Pengamat Nilai Darurat Sipil Tidak Tepat
Editor: Makmun Hidayat
JAKARTA — Keputusan pemerintah untuk melakukan darurat sipil di tengah paparan COVID 19, dianggap tidak tepat. Karena kondisi Indonesia saat ini sedang menghadapi pandemi yang bisa dianalogikan sebagai perang menghadapi penyakit.
Pengamat militer, Connie Rahakundini Bakrie memaparkan bahwa Indonesia adalah negara demokrasi yang elemen terpentingnya adalah salus populis suprema lex yaitu keselamatan rakyat adalah hukum tertinggi.

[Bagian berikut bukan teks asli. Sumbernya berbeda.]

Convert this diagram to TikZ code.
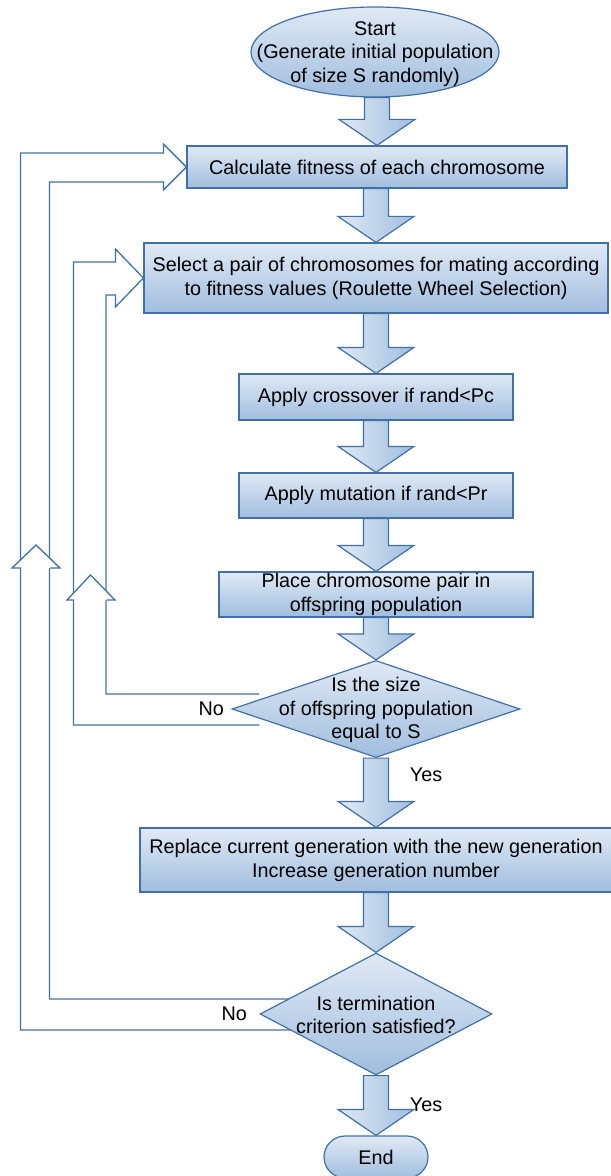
\documentclass[tikz,border=0pt]{standalone}
\usepackage{fontspec}
\setmainfont{Liberation Sans}
\usetikzlibrary{shapes.geometric,positioning,calc,backgrounds}
\definecolor{gaLine}{RGB}{65,113,164}
\definecolor{gaTop}{RGB}{224,233,245}
\definecolor{gaBottom}{RGB}{160,190,222}

% block arrow from the bottom of one node to the top of the next
\newcommand{\flowarrow}[2]{%
  \draw[flow] let \p1=(#1.south), \p2=(#2.north) in
    (\x2-6.25pt,\y1) -- (\x2+6.25pt,\y1) -- (\x2+6.25pt,\y2+13pt)
    -- (\x2+19pt,\y2+13pt) -- (\x2,\y2) -- (\x2-19pt,\y2+13pt)
    -- (\x2-6.25pt,\y2+13pt) -- cycle;}

\begin{document}
\begin{tikzpicture}[
        x=0.5pt, y=-0.5pt,
        font=\fontsize{9.9pt}{11.9pt}\selectfont,
        procbox/.style={rectangle, draw=gaLine, line width=0.6pt, top color=gaTop, bottom color=gaBottom, align=center, inner sep=0pt},
        startnode/.style={ellipse, draw=gaLine, line width=0.6pt, top color=gaTop, bottom color=gaBottom, inner sep=0pt, minimum width=124pt, minimum height=45pt},
        decision/.style={diamond, draw=gaLine, line width=0.6pt, top color=gaTop, bottom color=gaBottom, inner sep=0pt},
        endnode/.style={rectangle, rounded corners=10.5pt, draw=gaLine, line width=0.6pt, top color=gaTop, bottom color=gaBottom, inner sep=0pt, minimum width=52pt, minimum height=21pt},
        flow/.style={draw=gaLine, line width=0.6pt, left color=gaTop, right color=gaBottom},
        loopline/.style={draw=gaLine, line width=0.65pt},
        lbl/.style={inner sep=0pt},
    ]
        \useasboundingbox (0,0) rectangle (610,1176);

        % Main column
        \node[startnode] (start) at (375,52) {};
        \node[align=center] (starttext) at (375,54) {Start\\(Generate initial population\\of size S randomly)};
        \node[procbox, minimum width=190pt, minimum height=21pt] (calc) at (377,167) {Calculate fitness of each chromosome};
        \node[procbox, minimum width=232pt, minimum height=35pt] (select) at (376,278) {Select a pair of chromosomes for mating according\\to fitness values (Roulette Wheel Selection)};
        \node[procbox, minimum width=137pt, minimum height=23pt] (cross) at (376,397) {Apply crossover if rand<Pc};
        \node[procbox, minimum width=137pt, minimum height=22.5pt] (mut) at (376,495.5) {Apply mutation if rand<Pr};
        \node[procbox, minimum width=157pt, minimum height=22.5pt] (place) at (376,594.5) {Place chromosome pair in\\offspring population};
        \node[decision, minimum width=144pt, minimum height=48.5pt] (size) at (376,709) {};
        \node[align=center] (sizetext) at (376,710) {Is the size\\of offspring population\\equal to S};
        \node[procbox, minimum width=236pt, minimum height=32pt] (repl) at (376,860) {Replace current generation with the new generation\\Increase generation number};
        \node[decision, minimum width=116pt, minimum height=61pt] (term) at (376,1014) {};
        \node[align=center] (termtext) at (376,1015) {Is termination\\criterion satisfied?};
        \node[endnode] (end) at (376,1157) {End};

        % Feedback loops
        \begin{scope}[on background layer]
            \draw[loopline] ($(term.west)+(40,16)$) -- ++(-279,0) |- ($(calc.west)+(-23,-14)$) -- ++(0,-9) -- (calc.west) -- ++(-23,23) -- ++(0,-8) -| ($(term.west)+(-210,-15)$) -- ++(250,0);
            \filldraw[loopline, fill=white] (21,568) -- (12,568) -- (36,545) -- (60,568) -- (50,568);
            \draw[loopline] ($(size.west)+(28,16)$) -- ++(-186,0) |- ($(select.west)+(-28,-16)$) -- ++(0,-13) -- (select.west) -- ++(-28,29) -- ++(0,-12) -| ($(size.west)+(-125.5,-15)$) -- ++(153.5,0);
            \filldraw[loopline, fill=white] (74,600) -- (67,600) -- (90.5,575) -- (115,600) -- (106.5,600);
        \end{scope}

        % Arrows
        \foreach \a/\b in {start/calc, calc/select, select/cross, cross/mut, mut/place, place/size, size/repl, repl/term, term/end} {
            \flowarrow{\a}{\b}
        }

        % Labels
        \node[lbl, left=3.5pt of size.west] (no1) {No};
        \node[lbl] (yes1) at ($(size.south)+(50,17)$) {Yes};
        \node[lbl, left=6pt of term.west] (no2) {No};
        \node[lbl] (yes2) at ($(term.south)+(50,29)$) {Yes};
    \end{tikzpicture}
\end{document}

“Atas dasar itulah, kebijakan ini saya sebut tidak tepat. Karena COVID 19 ini kan pandemi. Artinya harus menerapkan prinsip internasional state of emergency yang mengacu pada tiga hal, yaitu unsur membahayakan, unsur kebutuhan yang mengharuskan dan unsur keterbatasan waktu,” kata Connie saat dihubungi, Selasa (31/3/2020).
Ia menyebutkan pandemi itu mengandung unsur yang membahayakan keselamatan.

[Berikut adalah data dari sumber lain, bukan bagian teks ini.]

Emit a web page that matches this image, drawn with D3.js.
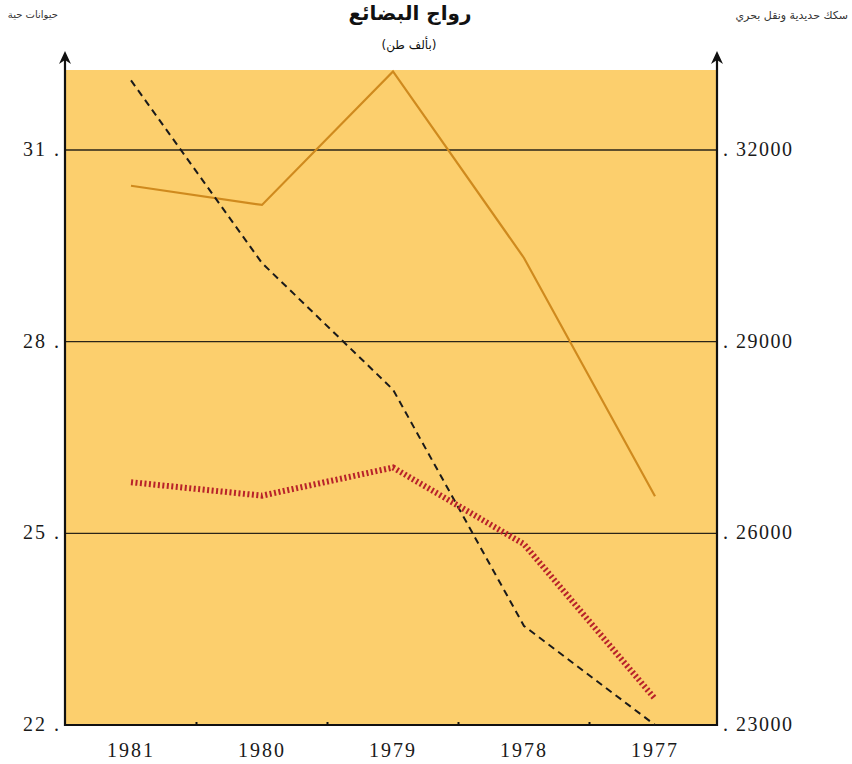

“Menghadapi pandemi ini sama saja dengan perang. Perang yang musuhnya tidak kelihatan dan banyak yang kita tidak tahu daripada yang kita tahu,” ujarnya.
Isu pandemi ini juga kompleks, lanjutnya, karena menyangkut tentang kehidupan dan kematian.

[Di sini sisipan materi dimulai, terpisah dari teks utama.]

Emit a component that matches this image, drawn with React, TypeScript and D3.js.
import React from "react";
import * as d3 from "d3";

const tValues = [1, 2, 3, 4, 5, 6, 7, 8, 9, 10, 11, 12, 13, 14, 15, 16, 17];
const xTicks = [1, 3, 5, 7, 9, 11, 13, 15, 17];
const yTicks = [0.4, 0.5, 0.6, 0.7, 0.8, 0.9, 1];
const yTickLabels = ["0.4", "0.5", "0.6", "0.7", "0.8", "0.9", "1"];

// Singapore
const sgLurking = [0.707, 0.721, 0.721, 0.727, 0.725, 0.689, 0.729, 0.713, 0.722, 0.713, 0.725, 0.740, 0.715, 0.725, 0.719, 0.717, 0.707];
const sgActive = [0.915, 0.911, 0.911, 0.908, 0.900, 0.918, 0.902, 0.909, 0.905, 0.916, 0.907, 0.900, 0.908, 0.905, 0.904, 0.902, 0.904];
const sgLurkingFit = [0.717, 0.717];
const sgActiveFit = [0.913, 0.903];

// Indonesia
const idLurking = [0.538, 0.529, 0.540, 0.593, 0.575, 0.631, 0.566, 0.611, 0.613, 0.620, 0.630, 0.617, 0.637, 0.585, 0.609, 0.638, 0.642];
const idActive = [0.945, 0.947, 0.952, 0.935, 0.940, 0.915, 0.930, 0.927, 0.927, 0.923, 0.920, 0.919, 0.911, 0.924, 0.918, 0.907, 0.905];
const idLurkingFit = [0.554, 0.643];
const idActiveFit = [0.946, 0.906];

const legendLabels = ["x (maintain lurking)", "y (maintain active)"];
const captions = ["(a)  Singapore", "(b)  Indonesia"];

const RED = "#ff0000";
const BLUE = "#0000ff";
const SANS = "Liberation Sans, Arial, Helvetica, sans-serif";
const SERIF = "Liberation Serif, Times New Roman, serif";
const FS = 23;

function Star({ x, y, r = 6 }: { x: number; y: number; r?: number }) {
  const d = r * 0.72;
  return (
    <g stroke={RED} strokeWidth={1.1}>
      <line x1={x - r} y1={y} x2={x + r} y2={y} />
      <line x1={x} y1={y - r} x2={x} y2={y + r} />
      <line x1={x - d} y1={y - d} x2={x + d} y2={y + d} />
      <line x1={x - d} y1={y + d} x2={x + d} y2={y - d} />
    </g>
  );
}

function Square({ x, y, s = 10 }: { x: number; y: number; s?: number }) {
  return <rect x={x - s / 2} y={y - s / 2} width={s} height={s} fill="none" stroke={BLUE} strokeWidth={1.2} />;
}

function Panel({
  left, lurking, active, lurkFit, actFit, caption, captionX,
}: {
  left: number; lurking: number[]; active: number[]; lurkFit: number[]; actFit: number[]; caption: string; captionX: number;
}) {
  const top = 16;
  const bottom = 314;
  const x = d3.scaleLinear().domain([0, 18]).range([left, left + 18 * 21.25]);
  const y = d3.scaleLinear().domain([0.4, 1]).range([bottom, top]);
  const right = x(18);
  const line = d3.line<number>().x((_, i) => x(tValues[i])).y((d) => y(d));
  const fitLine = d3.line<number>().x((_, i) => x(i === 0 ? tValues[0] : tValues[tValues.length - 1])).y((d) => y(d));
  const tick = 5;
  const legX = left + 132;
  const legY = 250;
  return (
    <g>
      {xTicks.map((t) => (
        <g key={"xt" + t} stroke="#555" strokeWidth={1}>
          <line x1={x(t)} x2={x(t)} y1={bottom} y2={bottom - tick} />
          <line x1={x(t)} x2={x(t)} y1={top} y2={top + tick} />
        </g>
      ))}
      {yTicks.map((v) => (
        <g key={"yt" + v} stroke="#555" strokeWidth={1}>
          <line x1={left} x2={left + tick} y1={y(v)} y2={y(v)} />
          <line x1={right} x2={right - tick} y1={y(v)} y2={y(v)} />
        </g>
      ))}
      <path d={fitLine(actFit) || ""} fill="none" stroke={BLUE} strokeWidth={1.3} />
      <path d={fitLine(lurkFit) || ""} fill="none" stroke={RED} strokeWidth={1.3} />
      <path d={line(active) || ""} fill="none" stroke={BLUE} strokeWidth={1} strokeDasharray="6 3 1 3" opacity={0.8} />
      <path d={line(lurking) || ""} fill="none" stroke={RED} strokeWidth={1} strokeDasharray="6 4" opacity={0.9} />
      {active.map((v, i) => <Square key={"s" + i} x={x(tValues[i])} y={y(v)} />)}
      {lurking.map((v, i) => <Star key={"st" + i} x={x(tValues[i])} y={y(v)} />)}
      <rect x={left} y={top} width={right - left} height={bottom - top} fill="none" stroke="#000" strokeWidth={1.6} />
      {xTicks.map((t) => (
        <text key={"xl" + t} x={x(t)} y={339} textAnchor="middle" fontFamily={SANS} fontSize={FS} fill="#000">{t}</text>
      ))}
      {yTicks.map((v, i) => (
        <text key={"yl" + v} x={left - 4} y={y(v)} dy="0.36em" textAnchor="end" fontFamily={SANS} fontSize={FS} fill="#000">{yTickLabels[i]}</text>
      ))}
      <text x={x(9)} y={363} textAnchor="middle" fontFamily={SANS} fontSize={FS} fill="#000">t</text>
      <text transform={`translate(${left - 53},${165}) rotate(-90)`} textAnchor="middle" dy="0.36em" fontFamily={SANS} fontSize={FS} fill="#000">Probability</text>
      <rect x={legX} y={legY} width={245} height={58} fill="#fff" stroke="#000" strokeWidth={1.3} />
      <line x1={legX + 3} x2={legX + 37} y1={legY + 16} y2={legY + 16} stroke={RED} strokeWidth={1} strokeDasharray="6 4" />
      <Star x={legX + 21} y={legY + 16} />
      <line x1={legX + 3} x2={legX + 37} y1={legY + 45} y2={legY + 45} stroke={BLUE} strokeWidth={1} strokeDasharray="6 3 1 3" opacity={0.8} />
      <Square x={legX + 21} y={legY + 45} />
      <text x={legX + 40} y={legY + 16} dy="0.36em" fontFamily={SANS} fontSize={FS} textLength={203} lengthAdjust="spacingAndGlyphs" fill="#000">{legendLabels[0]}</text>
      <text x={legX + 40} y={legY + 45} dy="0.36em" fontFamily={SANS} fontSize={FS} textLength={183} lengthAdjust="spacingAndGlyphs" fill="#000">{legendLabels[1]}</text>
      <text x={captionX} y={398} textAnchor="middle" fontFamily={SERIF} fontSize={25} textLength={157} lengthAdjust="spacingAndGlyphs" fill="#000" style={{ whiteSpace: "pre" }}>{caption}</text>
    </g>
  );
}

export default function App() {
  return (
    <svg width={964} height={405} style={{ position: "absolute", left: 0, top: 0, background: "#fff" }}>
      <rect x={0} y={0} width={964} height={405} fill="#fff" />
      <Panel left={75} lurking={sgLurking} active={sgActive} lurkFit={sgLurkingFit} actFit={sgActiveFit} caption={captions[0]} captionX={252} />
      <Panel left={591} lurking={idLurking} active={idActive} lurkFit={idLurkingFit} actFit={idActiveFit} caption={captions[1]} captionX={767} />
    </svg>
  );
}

“Ini bukan tentang kemanusiaan. Dan karena kompleks maka ia melibatkan masyarakat, ekonomi, publik, politik, semuanya. Jadi dibutuhkan kekuatan yang bisa mengendalikan,” paparnya.
Connie juga menyebutkan bahwa kebijakan yang tidak darurat sipil dan tidak darurat militer ini merupakan kebijakan banci. “Kenapa banci, karena pasal-pasal di darurat sipil dan darurat militer setengahnya sudah dilakukan,” ucapnya.
Contohnya, pada ketentuan darurat sipil terkait pembatasan pada pasal 13, mengetahui percakapan pada pasal 17, membatasi rapat-rapat pada pasal 18 dan membatasi orang di luar rumah pada pasal 19.